=== SOURCE DATA ===

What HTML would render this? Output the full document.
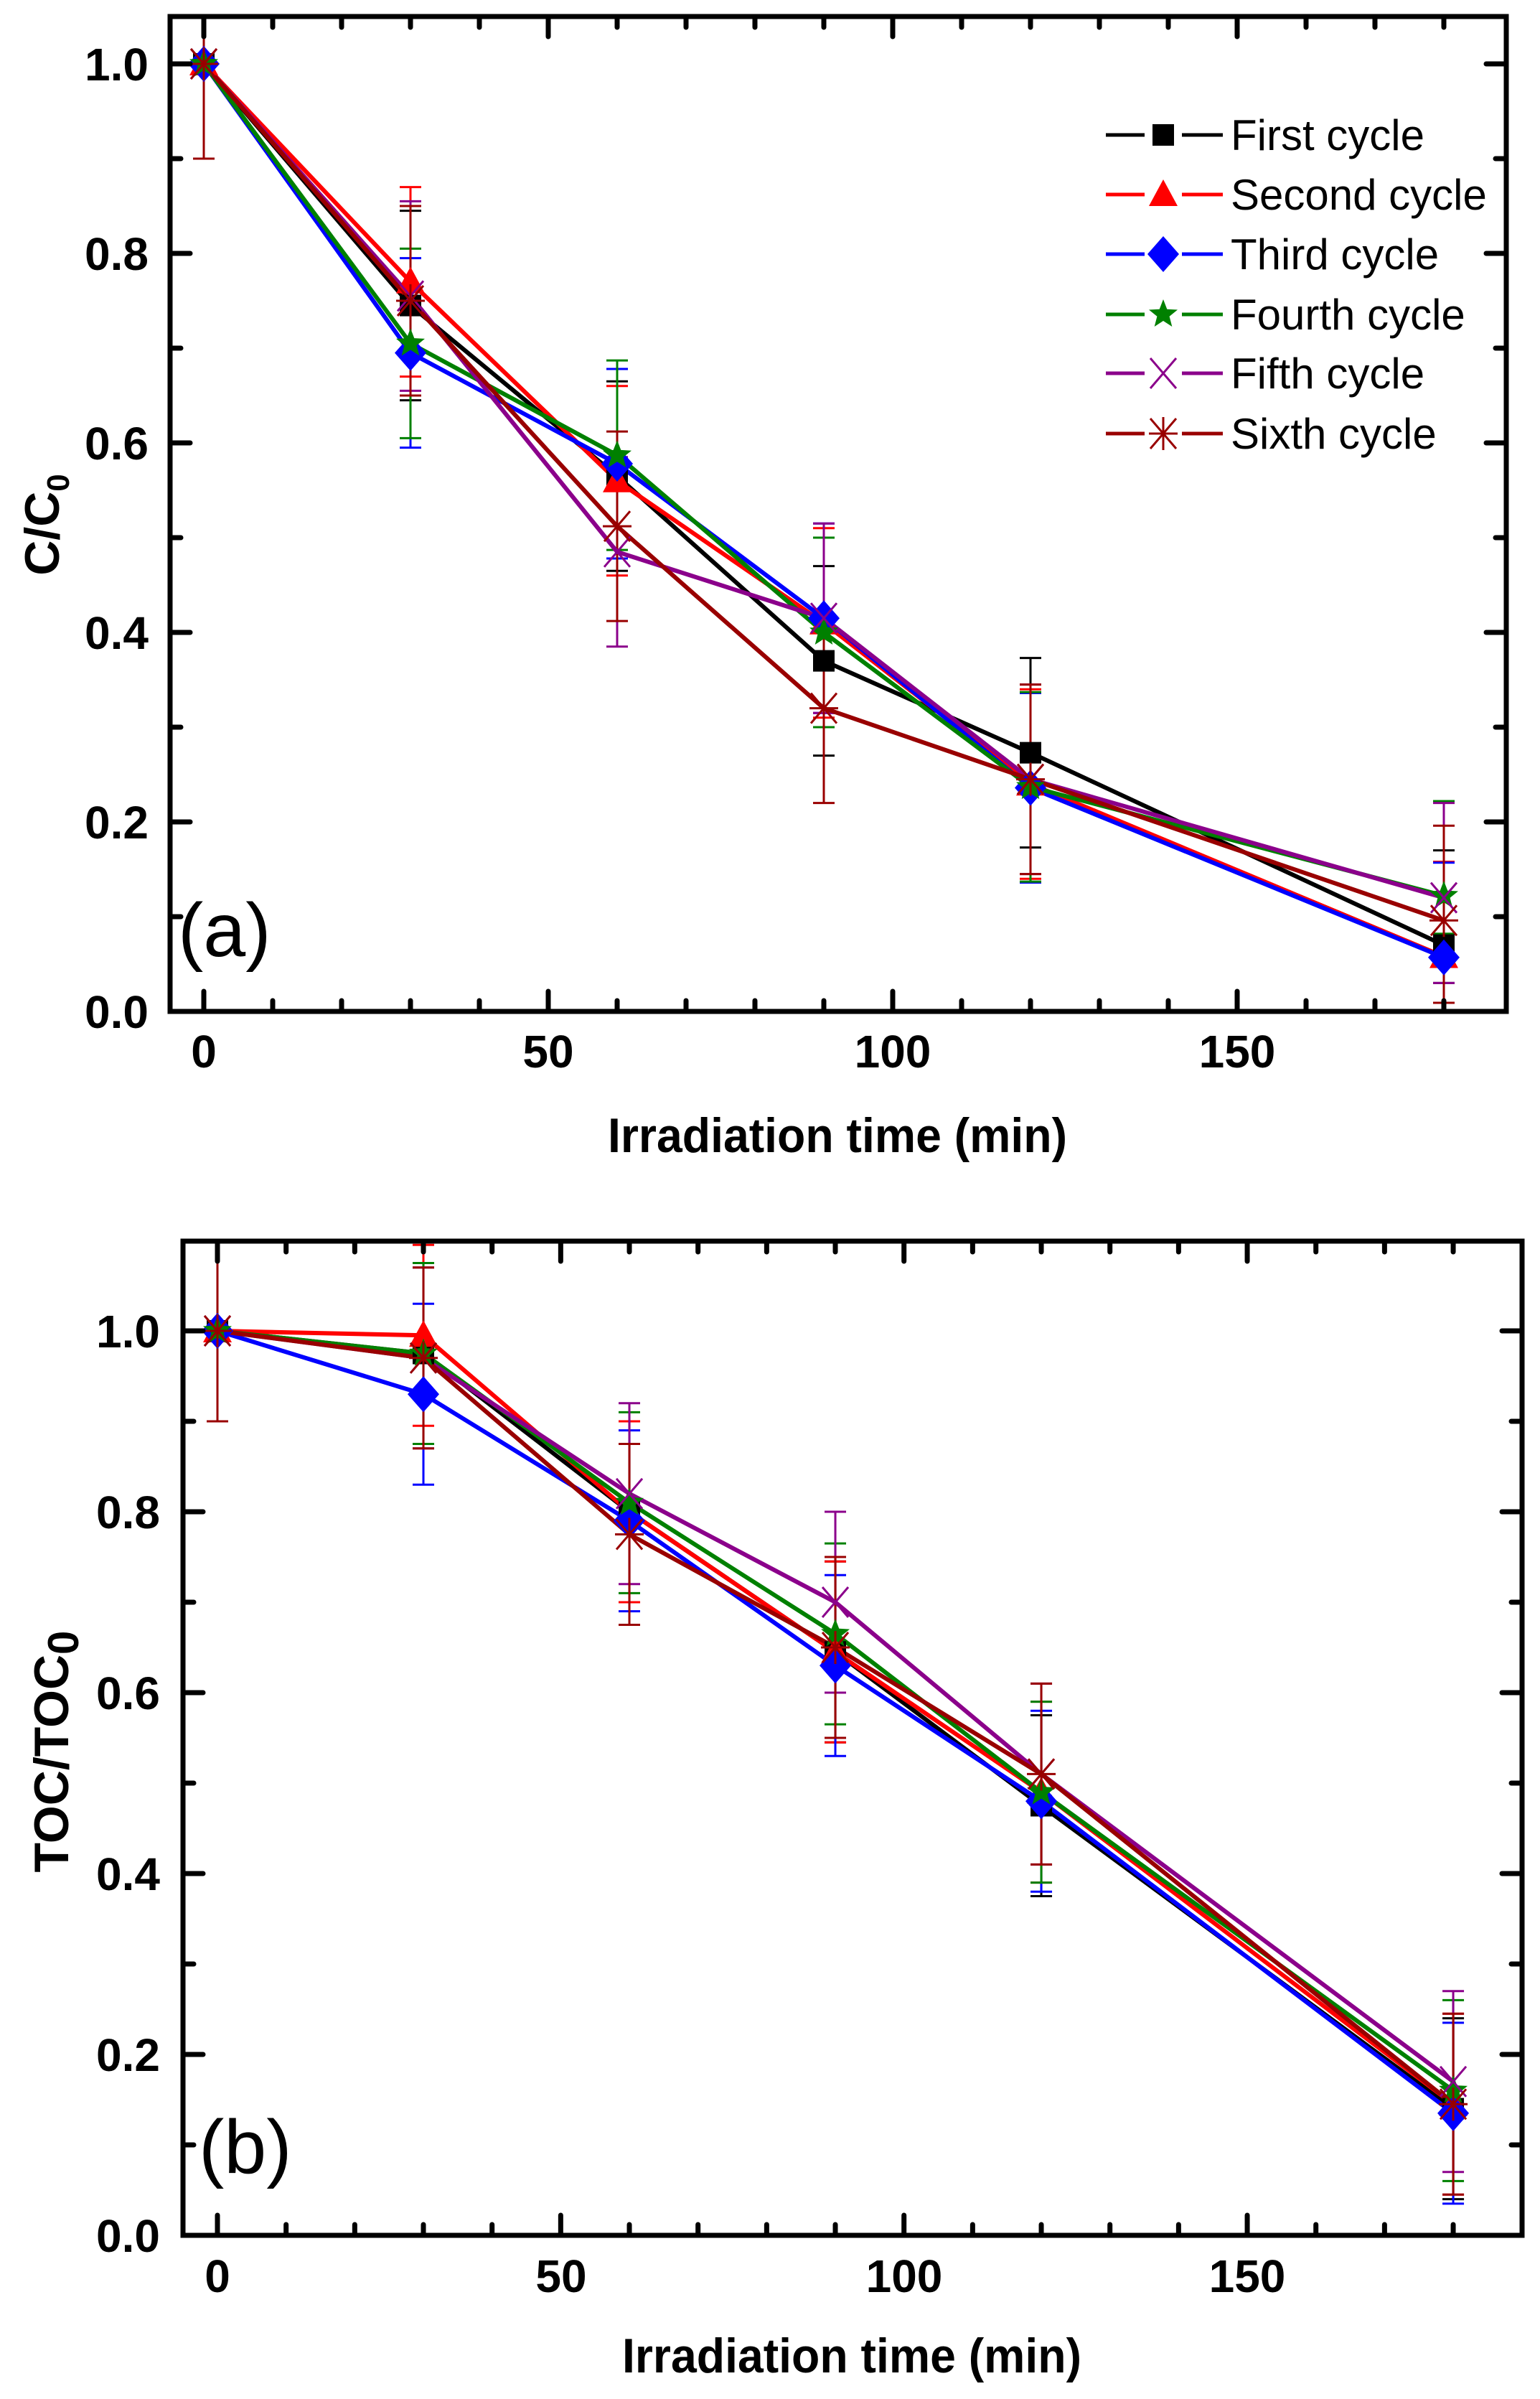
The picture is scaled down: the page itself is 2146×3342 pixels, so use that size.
<!DOCTYPE html>
<html><head><meta charset="utf-8"><style>
html,body{margin:0;padding:0;background:#fff}
svg{display:block}
text{font-family:"Liberation Sans",Arial,sans-serif}
.tk{font-weight:bold;font-size:64px}
.tt{font-weight:bold;font-size:68px}
.lg{font-size:60px}
</style></head><body>
<svg id="s" xmlns="http://www.w3.org/2000/svg" width="2146" height="3342" viewBox="0 0 2146 3342">
<rect width="2146" height="3342" fill="#fff"/>
<g id="plots"></g>
<g class="tk" text-anchor="end">
<text x="207" y="1432">0.0</text><text x="207" y="1168">0.2</text><text x="207" y="904">0.4</text>
<text x="207" y="640">0.6</text><text x="207" y="376">0.8</text><text x="207" y="112">1.0</text>
</g>
<g class="tk" text-anchor="middle">
<text x="284" y="1487">0</text><text x="764" y="1487">50</text><text x="1244" y="1487">100</text><text x="1724" y="1487">150</text>
</g>
<text class="tt" x="1167" y="1605" text-anchor="middle" textLength="640" lengthAdjust="spacingAndGlyphs">Irradiation time (min)</text>
<text class="tt" transform="translate(82,731) rotate(-90)" text-anchor="middle">C/C<tspan font-size="44" dy="14">0</tspan></text>
<text x="248" y="1332" font-size="106">(a)</text>
<g class="lg">
<text x="1715" y="209">First cycle</text><text x="1715" y="292">Second cycle</text><text x="1715" y="375">Third cycle</text>
<text x="1715" y="459">Fourth cycle</text><text x="1715" y="541">Fifth cycle</text><text x="1715" y="625">Sixth cycle</text>
</g>
<g class="tk" text-anchor="end">
<text x="223" y="3137">0.0</text><text x="223" y="2885">0.2</text><text x="223" y="2633">0.4</text>
<text x="223" y="2381">0.6</text><text x="223" y="2129">0.8</text><text x="223" y="1877">1.0</text>
</g>
<g class="tk" text-anchor="middle">
<text x="303" y="3193">0</text><text x="782" y="3193">50</text><text x="1260" y="3193">100</text><text x="1738" y="3193">150</text>
</g>
<text class="tt" x="1187" y="3305" text-anchor="middle" textLength="640" lengthAdjust="spacingAndGlyphs">Irradiation time (min)</text>
<text class="tt" transform="translate(95,2440) rotate(-90)" text-anchor="middle">TOC/TOC<tspan font-size="60" dy="14">0</tspan></text>
<text x="277" y="3027" font-size="106">(b)</text>
</svg>
<script>
var NS="http://www.w3.org/2000/svg",G=document.getElementById("plots");
function el(t,a){var e=document.createElementNS(NS,t);for(var k in a)e.setAttribute(k,a[k]);G.appendChild(e);return e;}
var cols=["#000000","#ff0000","#0000ff","#008000","#8b008b","#990000"];
var xs=[0,30,60,90,120,180];
function marker(i,x,y,c){
 if(i==0)el("rect",{x:x-15,y:y-15,width:30,height:30,fill:c});
 else if(i==1)el("polygon",{points:(x)+","+(y-21)+" "+(x+20)+","+(y+16)+" "+(x-20)+","+(y+16),fill:c});
 else if(i==2)el("polygon",{points:x+","+(y-25)+" "+(x+22)+","+y+" "+x+","+(y+25)+" "+(x-22)+","+y,fill:c});
 else if(i==3){var p=[];for(var k=0;k<10;k++){var r=k%2?9:21,a=-Math.PI/2+k*Math.PI/5;p.push((x+r*Math.cos(a)).toFixed(1)+","+(y+r*Math.sin(a)).toFixed(1));}el("polygon",{points:p.join(" "),fill:c});}
 else if(i==4){el("path",{d:"M"+(x-18)+" "+(y-21)+"L"+(x+18)+" "+(y+21)+"M"+(x+18)+" "+(y-21)+"L"+(x-18)+" "+(y+21),stroke:c,"stroke-width":3,fill:"none"});}
 else {el("path",{d:"M"+(x-18)+" "+(y-21)+"L"+(x+18)+" "+(y+21)+"M"+(x+18)+" "+(y-21)+"L"+(x-18)+" "+(y+21)+"M"+x+" "+(y-23)+"L"+x+" "+(y+23)+"M"+(x-20)+" "+y+"L"+(x+20)+" "+y,stroke:c,"stroke-width":3,fill:"none"});}
}
function panel(P,data){
 var X=function(v){return P.x0+v*P.kx},Y=function(v){return P.y0-v*P.ky};
 for(var i=0;i<6;i++){var c=cols[i];
  for(var j=0;j<6;j++){var x=X(xs[j]),v=data[i][j],e=(j==5&&P.small)?0.04+0.05*(i%3):0.1,
   t=Math.max(Y(v+0.1),P.top),b=Math.min(Y(v-e),P.bot-12);
   el("line",{x1:x,y1:t,x2:x,y2:b,stroke:c,"stroke-width":3});
   if(Y(v+0.1)>=P.top)el("line",{x1:x-15,y1:t,x2:x+15,y2:t,stroke:c,"stroke-width":3});
   el("line",{x1:x-15,y1:b,x2:x+15,y2:b,stroke:c,"stroke-width":3});}}
 for(var i=0;i<6;i++){var pts=[];for(var j=0;j<6;j++)pts.push(X(xs[j])+","+Y(data[i][j]));
  el("polyline",{points:pts.join(" "),fill:"none",stroke:cols[i],"stroke-width":6,"stroke-linejoin":"round"});}
 for(var i=0;i<6;i++)for(var j=0;j<6;j++)marker(i,X(xs[j]),Y(data[i][j]),cols[i]);
 var d="";
 for(var v=0;v<=190;v+=10){var x=X(v);if(x>P.right-4)break;var L=v%50==0?28:15;
  d+="M"+x+" "+P.bot+"v"+(-L)+"M"+x+" "+P.top+"v"+L;}
 for(var k=0;k<=P.ymax*10+0.001;k++){var y=Y(k/10);if(y<P.top+2)continue;var L=k%2==0?28:15;
  d+="M"+P.left+" "+y+"h"+L+"M"+P.right+" "+y+"h"+(-L);}
 el("path",{d:d,stroke:"#000","stroke-width":7,fill:"none","stroke-linecap":"round"});
 el("rect",{x:P.left,y:P.top,width:P.right-P.left,height:P.bot-P.top,fill:"none",stroke:"#000","stroke-width":7});
}
panel({left:237,right:2099,top:23,bot:1409,x0:284,kx:9.6,y0:1409,ky:1320,ymax:1.0,small:true},[
 [1,0.745,0.565,0.37,0.273,0.07],[1,0.77,0.56,0.41,0.24,0.058],[1,0.695,0.578,0.415,0.236,0.057],
 [1,0.705,0.587,0.40,0.237,0.122],[1,0.755,0.485,0.415,0.245,0.12],[1,0.75,0.512,0.32,0.245,0.096]]);
panel({left:255,right:2121,top:1729,bot:3114,x0:303,kx:9.567,y0:3114,ky:1260,ymax:1.1},[
 [1,0.975,0.80,0.645,0.475,0.14],[1,0.995,0.80,0.645,0.49,0.145],[1,0.93,0.79,0.63,0.48,0.135],
 [1,0.975,0.81,0.665,0.49,0.16],[1,0.97,0.82,0.70,0.51,0.17],[1,0.97,0.775,0.65,0.51,0.145]]);
var ly=[188,271,354,438,520,604];
for(var i=0;i<6;i++){el("line",{x1:1541,y1:ly[i],x2:1595,y2:ly[i],stroke:cols[i],"stroke-width":5});
 el("line",{x1:1647,y1:ly[i],x2:1704,y2:ly[i],stroke:cols[i],"stroke-width":5});marker(i,1621,ly[i],cols[i]);}
</script>
</body></html>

===

_WHAT YOU SHOULD DO_
Pick out all the lines with the word "document" in them and copy them.

_RESULT OF THIS EXERCISE_
What HTML would render this? Output the full document.
var NS="http://www.w3.org/2000/svg",G=document.getElementById("plots");
function el(t,a){var e=document.createElementNS(NS,t);for(var k in a)e.setAttribute(k,a[k]);G.appendChild(e);return e;}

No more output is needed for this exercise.